===== SUPPLIED DATA =====

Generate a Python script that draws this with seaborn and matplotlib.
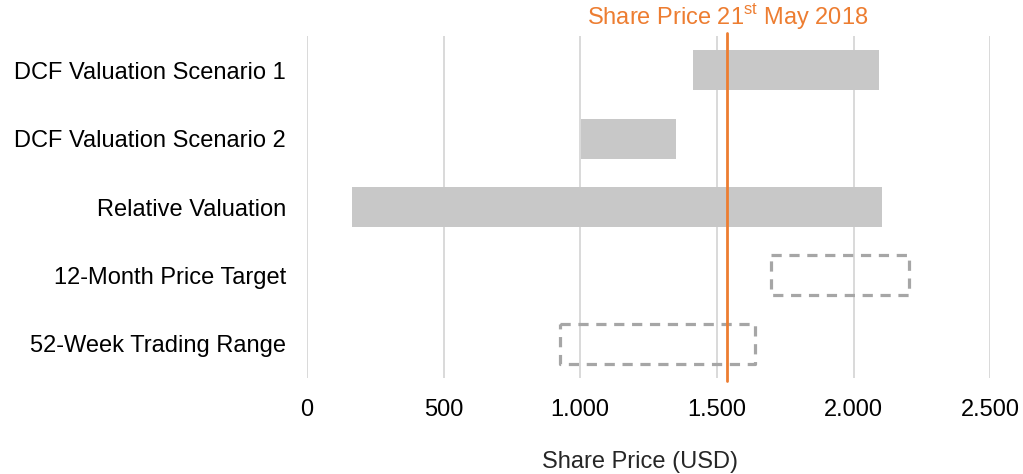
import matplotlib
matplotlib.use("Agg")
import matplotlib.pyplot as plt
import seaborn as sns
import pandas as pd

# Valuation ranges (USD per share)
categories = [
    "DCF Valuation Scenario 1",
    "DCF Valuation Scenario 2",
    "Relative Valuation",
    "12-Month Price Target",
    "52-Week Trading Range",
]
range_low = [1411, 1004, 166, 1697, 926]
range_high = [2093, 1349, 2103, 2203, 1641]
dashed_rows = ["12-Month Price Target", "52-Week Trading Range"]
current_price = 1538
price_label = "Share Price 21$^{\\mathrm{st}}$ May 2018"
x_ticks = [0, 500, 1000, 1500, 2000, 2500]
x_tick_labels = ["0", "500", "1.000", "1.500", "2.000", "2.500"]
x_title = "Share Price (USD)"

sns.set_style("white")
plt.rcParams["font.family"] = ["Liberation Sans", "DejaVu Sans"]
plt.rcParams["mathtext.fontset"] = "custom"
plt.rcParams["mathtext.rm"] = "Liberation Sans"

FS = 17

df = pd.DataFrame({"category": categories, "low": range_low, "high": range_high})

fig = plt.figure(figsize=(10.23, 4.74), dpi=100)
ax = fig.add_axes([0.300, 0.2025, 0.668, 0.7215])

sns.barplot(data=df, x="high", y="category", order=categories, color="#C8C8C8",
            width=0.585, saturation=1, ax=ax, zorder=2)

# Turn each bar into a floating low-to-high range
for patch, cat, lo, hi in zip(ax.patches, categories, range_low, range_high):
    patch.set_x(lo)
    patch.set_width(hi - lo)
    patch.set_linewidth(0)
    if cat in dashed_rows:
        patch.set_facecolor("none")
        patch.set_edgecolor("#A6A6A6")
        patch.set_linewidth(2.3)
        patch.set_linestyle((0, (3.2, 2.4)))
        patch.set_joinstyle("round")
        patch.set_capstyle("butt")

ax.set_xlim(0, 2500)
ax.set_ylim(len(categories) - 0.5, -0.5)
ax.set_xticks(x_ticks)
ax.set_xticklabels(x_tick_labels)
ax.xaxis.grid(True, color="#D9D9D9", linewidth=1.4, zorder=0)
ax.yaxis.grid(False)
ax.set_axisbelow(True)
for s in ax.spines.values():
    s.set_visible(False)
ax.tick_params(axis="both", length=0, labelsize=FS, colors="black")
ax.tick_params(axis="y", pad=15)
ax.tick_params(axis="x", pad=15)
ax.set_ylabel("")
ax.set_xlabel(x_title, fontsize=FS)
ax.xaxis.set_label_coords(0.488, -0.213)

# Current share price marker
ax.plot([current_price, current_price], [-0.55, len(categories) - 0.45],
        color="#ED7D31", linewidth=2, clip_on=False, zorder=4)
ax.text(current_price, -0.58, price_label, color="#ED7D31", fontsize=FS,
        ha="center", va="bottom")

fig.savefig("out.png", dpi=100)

=====

◆ **WHAT TO PRODUCE**
Keep the pictures out of the copy and return the rest of the data above exactly.

◆ **TASK OUTPUT**
Generate a Python script that draws this with seaborn and matplotlib.
import matplotlib
matplotlib.use("Agg")
import matplotlib.pyplot as plt
import seaborn as sns
import pandas as pd

# Valuation ranges (USD per share)
categories = [
    "DCF Valuation Scenario 1",
    "DCF Valuation Scenario 2",
    "Relative Valuation",
    "12-Month Price Target",
    "52-Week Trading Range",
]
range_low = [1411, 1004, 166, 1697, 926]
range_high = [2093, 1349, 2103, 2203, 1641]
dashed_rows = ["12-Month Price Target", "52-Week Trading Range"]
current_price = 1538
price_label = "Share Price 21$^{\\mathrm{st}}$ May 2018"
x_ticks = [0, 500, 1000, 1500, 2000, 2500]
x_tick_labels = ["0", "500", "1.000", "1.500", "2.000", "2.500"]
x_title = "Share Price (USD)"

sns.set_style("white")
plt.rcParams["font.family"] = ["Liberation Sans", "DejaVu Sans"]
plt.rcParams["mathtext.fontset"] = "custom"
plt.rcParams["mathtext.rm"] = "Liberation Sans"

FS = 17

df = pd.DataFrame({"category": categories, "low": range_low, "high": range_high})

fig = plt.figure(figsize=(10.23, 4.74), dpi=100)
ax = fig.add_axes([0.300, 0.2025, 0.668, 0.7215])

sns.barplot(data=df, x="high", y="category", order=categories, color="#C8C8C8",
            width=0.585, saturation=1, ax=ax, zorder=2)

# Turn each bar into a floating low-to-high range
for patch, cat, lo, hi in zip(ax.patches, categories, range_low, range_high):
    patch.set_x(lo)
    patch.set_width(hi - lo)
    patch.set_linewidth(0)
    if cat in dashed_rows:
        patch.set_facecolor("none")
        patch.set_edgecolor("#A6A6A6")
        patch.set_linewidth(2.3)
        patch.set_linestyle((0, (3.2, 2.4)))
        patch.set_joinstyle("round")
        patch.set_capstyle("butt")

ax.set_xlim(0, 2500)
ax.set_ylim(len(categories) - 0.5, -0.5)
ax.set_xticks(x_ticks)
ax.set_xticklabels(x_tick_labels)
ax.xaxis.grid(True, color="#D9D9D9", linewidth=1.4, zorder=0)
ax.yaxis.grid(False)
ax.set_axisbelow(True)
for s in ax.spines.values():
    s.set_visible(False)
ax.tick_params(axis="both", length=0, labelsize=FS, colors="black")
ax.tick_params(axis="y", pad=15)
ax.tick_params(axis="x", pad=15)
ax.set_ylabel("")
ax.set_xlabel(x_title, fontsize=FS)
ax.xaxis.set_label_coords(0.488, -0.213)

# Current share price marker
ax.plot([current_price, current_price], [-0.55, len(categories) - 0.45],
        color="#ED7D31", linewidth=2, clip_on=False, zorder=4)
ax.text(current_price, -0.58, price_label, color="#ED7D31", fontsize=FS,
        ha="center", va="bottom")

fig.savefig("out.png", dpi=100)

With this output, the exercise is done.